My buddy never set foot in a Tad's again. I still do. Yes, me, Mr. Ethically-raised-locavore-whenever-possible-keep -the-food-chain-short. Eats at Tad's. Occasionally. Why? Not for the food obviously. Mainly because it's the only place I can go and sit down and spread out with a newspaper for lunch that's not a bar knowing not a soul from my office would even look twice at the place so I have no worry of being disturbed. Why else? Well, let me take you through the Tad's on 47th experience.

You walk in the front door and on your left is a fire spewing grill tended by a gentleman of either Hispanic or West Indian descent. There is a stack of faded and scratched red plastic trays bearing the Tad's logo and a nightclub-like rope setup that defines the line if there is one. When it's your turn the grill guy will say something like "Nessplees" or "Si?" and having perused the various tantalizing combo options you will order by number. If you're me you don't go for the steak these days, instead typically taking the rotisserie chicken that slowly rotates opposite the grill in view of the front window to tempt passersby, though few are probably tempted by the ancient plastic spattered with countless generations of yellow chicken fat. So you order and grill guy expertly takes a chicken, carves it in half and throws it for a quick final sear on the grill with a paint brush full of barbecue sauce splashed across it.

A sign in front of you asks "Arroz con su bisteck?" on the left and "Rice with your steak?" on the right. You pick the mashed instead with the gravy by the vat added in a perfectly round depression formed by the back of Grill Guy's ladle. Garlic bread? Of course, and with the obligatory brush stroke of "butter" please, though I will say that what Tad's calls butter is better than what movie theaters call butter. Grill Guy hands you the plate and you put in on your tray and slide to the right. You will pass shelves filled with cling-wrapped puddings, jellos and cakes of indeterminate age and an ice tray filled with overpriced sports drinks, fruit juices, Aquafina, Bud and Presidente cerveza. Normally I go for a fruit juice or you also have the option of ordering a plastic cup filled with ice and a little soda if someone remembers to come down the line to the soda fountain.
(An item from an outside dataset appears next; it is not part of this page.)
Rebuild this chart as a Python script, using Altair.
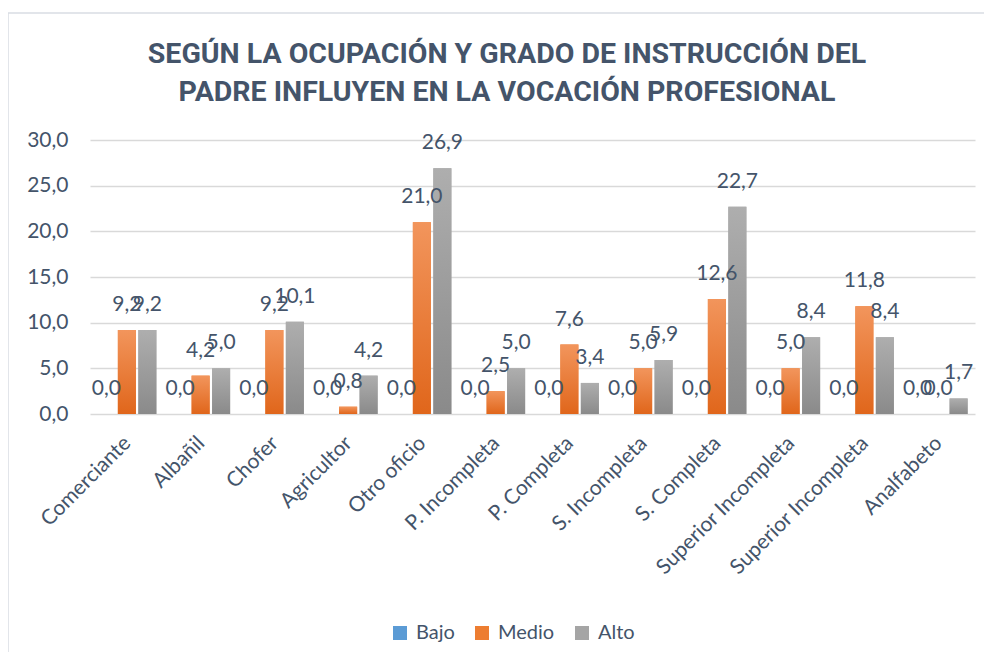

Got your drink? Now it's time for the salad station which is actually a sad little bin of lettuce and sliced radishes with six different dressings in deep metal containers with ladles. The sign says "tomatos 50 c extra" so most of us take a pass. Move again to the right and you're at the vintage 1979 computerized register hooked up to one of those automatic change dispensers that hasn't worked in a bout 10 years so it's open and the cashier gives you your change by hand from the parallel stacks of coins.

Now, to the dining room!

Surveying the red and brown faded room you notice the free water tap with glasses and curse yourself if you just dropped a buck seventy five on the Aquafina. Your choice lies between tables with rickety wooden chairs or booths of ancient cracked red vinyl. I usually pick a table with a view of the cashier so in between reading I can observe my fellow patrons. The mix at Tad's is local blue collar types, working class families who have come to take their kids on an outing to the Disneyland that is Times Square making the kids split a steak combo to save a few bucks on lunch, perplexed tourists who are perhaps drawn in by the festive balloons that Tad's always has near the front door. Bad top 40 or a Spanish station creeps out from the dish washing area (Tad's uses real dishes, silverware, and reusable plastic cups). The chicken breast is bone dry so you soak it in the Heinz 57 sauce that's on each table but the dark meat is usually edible on it's own. The salad sinks under an indifferently placed blob of dressing, the garlic bread gets mushier from the gravy running off of the potatoes.

And you read the paper, and watch the people, and for a while the world is an interesting place again.